O Espírito não irá retirar toda frustração que sentimos para com Deus. Os próprios títulos dados ao Espírito – Intercessor, Ajudador, Conselheiro, Consolador – presumem que existirão problemas.”
E a Bíblia mostra um claro avanço nos esforços divinos em chegar até os seres humanos sem vir a constrangê-los: desde Deus Pai, que pairava paternalmente sobre os hebreus; passando pelo Deus Filho, que ensinou a vontade de Deus “de baixo para cima”, ao invés de fazê-lo de cima para baixo; e finalmente até o Espírito Santo, que nos enche com a presença literal de Deus. Nós que vivemos agora não estamos em desvantagem, mas somos maravilhosamente privilegiados, pois Deus escolheu depender basicamente de nós para executar sua vontade na Terra.”
SOFRIMENTO E O MUNDO ESPIRITUAL:
“Deus não está sendo julgado no livro de Jó. É Jó que está em julgamento. O temo do Livro não é o sofrimento: onde Deus está na hora da dor? O prólogo tratou dessa questão. O tema é a fé: onde Jó está na hora da dor?”
“Será que uma pessoa consegue crer, sem desespero, mesmo quando Deus lhe parece um inimigo? Ou será que a fé é apenas mais um produto do ambiente, da cultura e das circunstâncias?”
“Queremos crer que as mil e uma escolhas fáceis e difíceis que fazemos diariamente têm, de alguma forma, um valor. E o Livro de Jó insiste que elas têm; a fé de alguém pode fazer a diferença.”
“Aprendi a não confundir Deus com a vida. Eu me sinto livre para amaldiçoar a injustiça da vida e para dar vazão a toda minha tristeza e ira. Não o culpo (Deus) pelo que aconteceu.”

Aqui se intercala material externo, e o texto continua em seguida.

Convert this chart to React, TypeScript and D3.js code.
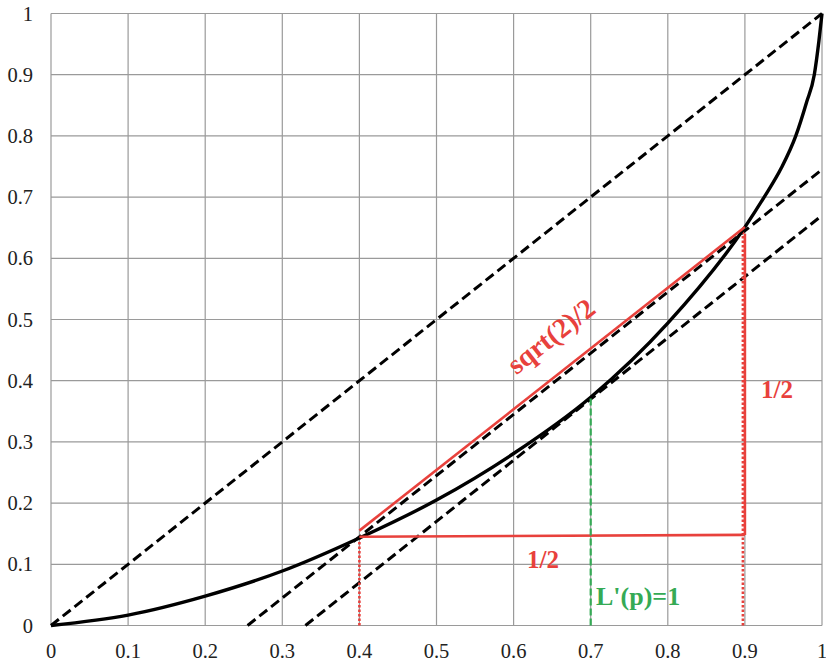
import React from "react";
import * as d3 from "d3";

// Lorenz curve samples
const curveP = [0, 0.1, 0.2, 0.3, 0.4, 0.5, 0.6, 0.7, 0.8, 0.9, 0.925, 0.947, 0.966, 0.98, 0.99, 0.996, 1];
const curveL = [0, 0.017, 0.048, 0.089, 0.143, 0.205, 0.281, 0.373, 0.494, 0.651, 0.7, 0.747, 0.8, 0.855, 0.9, 0.955, 1];

// dashed straight lines (start x/y, end x/y)
const dashX0 = [0, 0.255, 0.33];
const dashY0 = [0, 0, 0];
const dashX1 = [1, 1, 1];
const dashY1 = [1, 0.745, 0.67];

const tickValues = [0, 0.1, 0.2, 0.3, 0.4, 0.5, 0.6, 0.7, 0.8, 0.9, 1];
const tickLabels = ["0", "0.1", "0.2", "0.3", "0.4", "0.5", "0.6", "0.7", "0.8", "0.9", "1"];

// annotation geometry (data units)
const chordStart = [0.4, 0.155];
const chordEnd = [0.9, 0.651];
const horizStart = [0.4, 0.145];
const horizEnd = [0.9, 0.148];
const vertTop = 0.64;
const dotX = [0.4, 0.9];
const dotTop = [0.145, 0.645];
const tangentX = 0.7;
const tangentTop = 0.373;

const W = 826;
const H = 664;
const RED = "#e8413c";
const GREEN = "#35aa55";

export default function App() {
  const x = d3.scaleLinear().domain([0, 1]).range([51, 822]);
  const y = d3.scaleLinear().domain([0, 1]).range([625.5, 13.5]);

  const line = d3
    .line<number>()
    .x((_, i) => x(curveP[i]))
    .y((d) => y(d))
    .curve(d3.curveMonotoneX);

  const serif = "'Liberation Serif', 'Times New Roman', serif";

  const ang =
    (Math.atan2(y(chordEnd[1]) - y(chordStart[1]), x(chordEnd[0]) - x(chordStart[0])) * 180) / Math.PI;

  return (
    <svg
      width={W}
      height={H}
      style={{ position: "absolute", left: 0, top: 0, background: "#fff" }}
    >
      <rect x={0} y={0} width={W} height={H} fill="#fff" />
      {/* grid */}
      {tickValues.map((t, i) => (
        <g key={"g" + i}>
          <line x1={x(t)} x2={x(t)} y1={y(0)} y2={y(1)} stroke="#9a9a9a" strokeWidth={1.2} />
          <line x1={x(0)} x2={x(1)} y1={y(t)} y2={y(t)} stroke="#9a9a9a" strokeWidth={1.2} />
        </g>
      ))}
      {/* tick labels */}
      {tickValues.map((t, i) => (
        <text
          key={"yl" + i}
          x={33}
          y={y(t)}
          textAnchor="end"
          dominantBaseline="central"
          fontFamily={serif}
          fontSize={20.5}
          fill="#222"
        >
          {tickLabels[i]}
        </text>
      ))}
      {tickValues.map((t, i) => (
        <text
          key={"xl" + i}
          x={x(t)}
          y={651}
          textAnchor="middle"
          dominantBaseline="central"
          fontFamily={serif}
          fontSize={20.5}
          fill="#222"
        >
          {tickLabels[i]}
        </text>
      ))}
      {/* dashed lines */}
      {dashX0.map((_, i) => (
        <line
          key={"d" + i}
          x1={x(dashX0[i])}
          y1={y(dashY0[i])}
          x2={x(dashX1[i])}
          y2={y(dashY1[i])}
          stroke="#000"
          strokeWidth={3}
          strokeDasharray="10,5"
        />
      ))}
      {/* red dotted verticals */}
      {dotX.map((d, i) => (
        <line
          key={"dot" + i}
          x1={x(d) - (i === 1 ? 2 : 0)}
          x2={x(d) - (i === 1 ? 2 : 0)}
          y1={y(0)}
          y2={y(dotTop[i])}
          stroke={RED}
          strokeWidth={2.6}
          strokeDasharray="2.5,2"
        />
      ))}
      {/* curve */}
      <path d={line(curveL) || ""} fill="none" stroke="#000" strokeWidth={3.4} />
      {/* red triangle */}
      <line
        x1={x(chordStart[0])}
        y1={y(chordStart[1])}
        x2={x(chordEnd[0])}
        y2={y(chordEnd[1])}
        stroke={RED}
        strokeWidth={2.6}
      />
      <line
        x1={x(horizStart[0])}
        y1={y(horizStart[1])}
        x2={x(horizEnd[0])}
        y2={y(horizEnd[1])}
        stroke={RED}
        strokeWidth={2.6}
      />
      <line
        x1={x(horizEnd[0])}
        y1={y(horizEnd[1])}
        x2={x(horizEnd[0])}
        y2={y(vertTop)}
        stroke={RED}
        strokeWidth={2.6}
      />
      {/* green tangent marker */}
      <line
        x1={x(tangentX)}
        x2={x(tangentX)}
        y1={y(0)}
        y2={y(tangentTop)}
        stroke={GREEN}
        strokeWidth={2.2}
        strokeDasharray="7,3"
      />
      {/* annotations */}
      <text
        x={543}
        y={559}
        textAnchor="middle"
        dominantBaseline="central"
        fontFamily={serif}
        fontWeight="bold"
        fontSize={25}
        fill={RED}
      >
        1/2
      </text>
      <text
        x={777}
        y={389}
        textAnchor="middle"
        dominantBaseline="central"
        fontFamily={serif}
        fontWeight="bold"
        fontSize={25}
        fill={RED}
      >
        1/2
      </text>
      <text
        x={596}
        y={596}
        textAnchor="start"
        dominantBaseline="central"
        fontFamily={serif}
        fontWeight="bold"
        fontSize={26}
        fill={GREEN}
      >
        L'(p)=1
      </text>
      <text
        transform={`translate(551,336) rotate(${ang})`}
        textAnchor="middle"
        dominantBaseline="central"
        fontFamily={serif}
        fontWeight="bold"
        fontSize={28}
        fill={RED}
      >
        sqrt(2)/2
      </text>
    </svg>
  );
}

(Em Jó vemos que...) “sua fé deixou de ser uma “fé contratual” – “Seguirei a Deus se ele me tratar bem” – para ser um relacionamento que podia transcender qualquer dificuldade.”
“Ninguém está isento da tragédia ou da desilusão – o próprio Deus não esteve isento. Jesus não ofereceu qualquer imunidade, nem qualquer caminho para escapar da injustiça, mas, em vez disso, um caminho para atravessá-la até chegar do outro lado.”
“Deus, por que estás me tratando de modo tão injusto?”, Jó choramingou o livro inteiro. “Põe-te no meu lugar.” “NÃO!!!”, Deus troveja em resposta. “Ponha-se você em meu lugar!”
“Para tais pessoas, presas no presente, decepcionadas com Deus, a Bíblia oferece dois tratamentos: lembrar do passado e considerar o futuro.”
“Fé: você nunca culpa a Deus pelas coisas ruins, mas ao mesmo tempo lhe dá crédito pelas coisas boas!”
“E também podemos experimentar “períodos de neblina”, quando Deus permanece calado, quando nada funciona de acordo com o convencionado e todas as promessas da Bíblia parecem ostensivamente falsas. A fidelidade significa aprender a crer que, fora do perímetro de névoa cinzenta, Deus ainda reina e não nos abandonou, não importam as circunstâncias.”
“Num certo sentido, a natureza humana precisa mais de problemas do que de soluções.”
(Observe como...) “Geralmente, muitas respostas impressionantes a orações vêm no início, antes da conversão, ou logo após.”
“Se fôssemos mais fortes, talvez fôssemos tratados com menos ternura. Se fôssemos mais corajosos, talvez fôssemos enviados, com bem menos ajuda, para defender posições bem mais críticas na grande batalha.”
“Quando Deus parece ausente, pode estar mais perto do que nunca.”
“Deus está calado? Respondo a essa pergunta com uma outra: A Igreja está calada? Nós somos seus porta-vozes, as cordas vocais que ele designou neste planeta.”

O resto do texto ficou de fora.